>>>>> On Wed, 26 Dec 2001 16:26:10 -0800 (PST), Kanoj Sarcar <kanojsarcar@...> said:
Kanoj> Just a quick comment ... if what you mean by fast per cpu
Kanoj> data is having a percpu data structure mapped to the same
Kanoj> virtual address but different physical addresses in different
Kanoj> cpus, then I would like to point out that implementing this
Kanoj> would mean eating up an entire tlb entry just for this
Kanoj> mapping, thus reducing tlb reach and possibly increasing tlb
Kanoj> pollution. Thus, this should be done so that each
Kanoj> architecture can choose to go with the current method
Kanoj> (indexing via smp_processor_id()), if they think the benefit
Kanoj> of this approach is minimal.
What I'm looking for is an efficient implementation of the ia64
equivalent of local_cpudata. On ia64, we implement this as:
#define local_cpu_data ((struct cpuinfo_ia64 *) PERCPU_ADDR)

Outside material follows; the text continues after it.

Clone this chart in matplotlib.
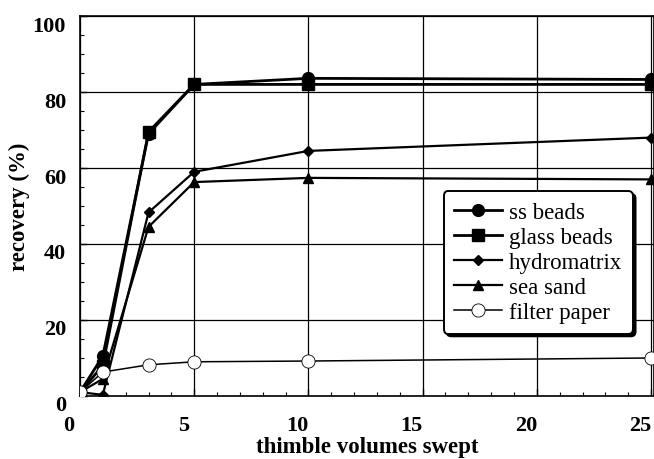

where PERCPU_ADDR happens to be an address that is pinned in the TLB.
However, other implementations are possible (e.g., special casing in
software TLB miss handler, special casing the first level in the page
table tree, etc.) and the optimal implementation is definitely
architecture specific. I'm not sure what the best solution for x86
is, but Linus doesn't want this:
#define local_cpu_data (&cpu_data[smp_processor_id()])
because he thinks that the overhead of calling smp_processor_id() once
per use of local_cpu_data is too much (personally, I doubt the extra
overhead is measurable given how register-constrained x86 is, but
that's admittedly just an educated guess).
--david
|